Ed Blocher cogió las llaves y se fue hasta la puerta de atrás del camión.
– ¿Estáis todos bien? -gritó, intentando levantar la voz sobre el estruendo de los truenos. Por los alaridos que brotaban del interior supo que no era así.
– Me parece que no -contestó una voz de mujer adulta-. Hemos dado muchos tumbos aquí dentro. Creo que tenemos unos cuantos huesos rotos. ¿Qué ha pasado? ¿Contra qué hemos chocado?
– Ha sido un terremoto -contestó Blocher.
La mujer se inclinó hacia adelante para asomarse por la puerta.
– ¿Es aquello la ciudad? -dijo con voz entrecortada. Blocher pudo verla entonces, al reflejarse en su rostro la luz del furioso incendio.
Era una pregunta retórica formulada con increíble asombro, pero Blocher respondió de todas formas.
– Sí -dijo, mientras ayudaba a un hombre levemente herido a levantarse.
Los quejidos y la conversación se acallaron durante un largo rato, mientras los del interior contemplaban incrédulos las ruinas llameantes de la capital de la Nueva Era de Christopher.
– ¿Y ahora qué? -preguntó la mujer finalmente, escupiendo el polvo que se le había metido en la boca.
Desde el exterior de la parte de atrás del camión le respondió la voz de Joel Felsberg.
– Ahora vamos a sacar a todos del camión, y si podemos, intentaremos enderezarlo. Si no podemos… -Felsberg se detuvo. Lo cierto era que no tenía un plan alternativo.

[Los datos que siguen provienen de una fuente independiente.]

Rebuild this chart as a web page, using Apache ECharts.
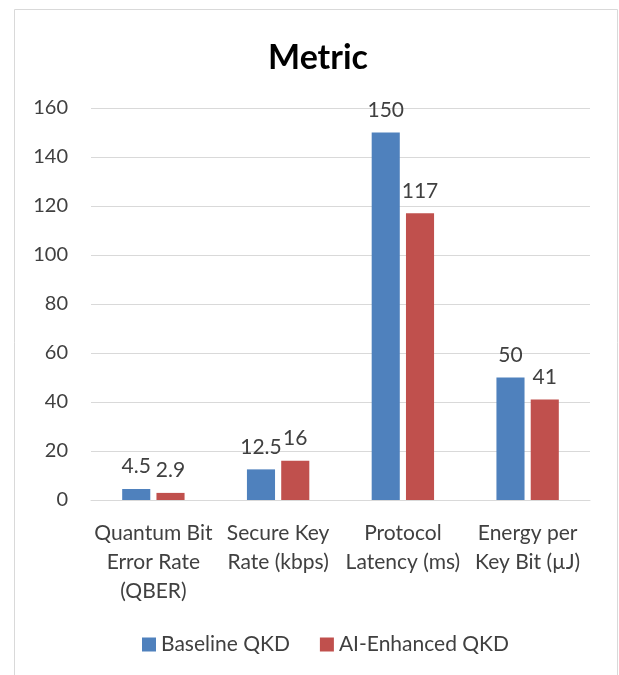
<!DOCTYPE html>
<html><head><meta charset="utf-8">
<script src="https://cdn.jsdelivr.net/npm/echarts@6/dist/echarts.min.js"></script>
<style>html,body{margin:0;padding:0;background:#fff}#c{width:619px;height:675px}</style>
</head><body><div id="c"></div>
<script>
const categories = ["Quantum Bit\nError Rate\n(QBER)", "Secure Key\nRate (kbps)", "Protocol\nLatency (ms)", "Energy per\nKey Bit (µJ)"];
const baseline = [4.5, 12.5, 150, 50];
const enhanced = [2.9, 16, 117, 41];
const seriesNames = ["Baseline QKD", "AI-Enhanced QKD"];
const FONT = 'Lato, "Liberation Sans Narrow", "Noto Sans", sans-serif';
const chart = echarts.init(document.getElementById('c'), null, {renderer: 'canvas'});
const lbl = {show: true, position: 'top', distance: 12, color: '#404040', fontSize: 21, fontFamily: FONT};
chart.setOption({
  animation: false,
  textStyle: {fontFamily: FONT},
  graphic: [{type: 'rect', shape: {x: 14.5, y: 9.5, width: 603, height: 700}, style: {fill: 'none', stroke: '#d9d9d9', lineWidth: 1}}],
  title: {text: 'Metric', left: 313, textAlign: 'center', top: 36, textStyle: {fontSize: 34, fontWeight: 'bold', color: '#000', fontFamily: FONT}},
  legend: {bottom: 15, left: 137, itemWidth: 14, itemHeight: 14, itemGap: 30, icon: 'rect',
    textStyle: {fontSize: 21, color: '#404040', fontFamily: FONT}, data: seriesNames},
  grid: {left: 91, right: 29, top: 108, bottom: 175},
  xAxis: {type: 'category', data: categories,
    axisLine: {lineStyle: {color: '#d9d9d9'}}, axisTick: {show: false},
    axisLabel: {color: '#404040', fontSize: 21, lineHeight: 29, margin: 19, interval: 0, fontFamily: FONT}},
  yAxis: {type: 'value', min: 0, max: 160, interval: 20,
    axisLine: {show: false}, axisTick: {show: false},
    splitLine: {lineStyle: {color: '#d9d9d9'}},
    axisLabel: {color: '#404040', fontSize: 20, margin: 23, fontFamily: FONT}},
  series: [
    {name: seriesNames[0], type: 'bar', data: baseline, itemStyle: {color: '#4f81bd'}, barGap: '22%', barCategoryGap: '50%', label: lbl},
    {name: seriesNames[1], type: 'bar', data: enhanced, itemStyle: {color: '#c0504d'}, label: lbl}
  ]
});
</script></body></html>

– ¿Si no podemos, qué? -le instó Blocher, que en ese momento descendía cuidadosamente de la parte posterior del camión.
Pero era otra cosa la que preocupaba a Felsberg en ese momento.
– ¿No te extraña -preguntó, acercándose un poco para que le oyeran mejor y mirando a las negras nubes que encapotaban el cielo- que a pesar de las nubes y de los rayos no haya llovido?
Ya había pensado en eso antes, pero con todo lo que estaba sucediendo, Blocher no le había dado mayor importancia. Ahora, al mirar de nuevo a su alrededor, el tono inquietante de Felsberg volvió a llamar su atención sobre el hecho.
– ¿Qué está ocurriendo? -preguntó.
– Para que haya rayos -contestó Felsberg-, tiene que haber algo que esté creando una carga estática en esas nubes. Puesto que no llueve, el movimiento que está causando esa electricidad estática debe de estar dentro y sobre las nubes.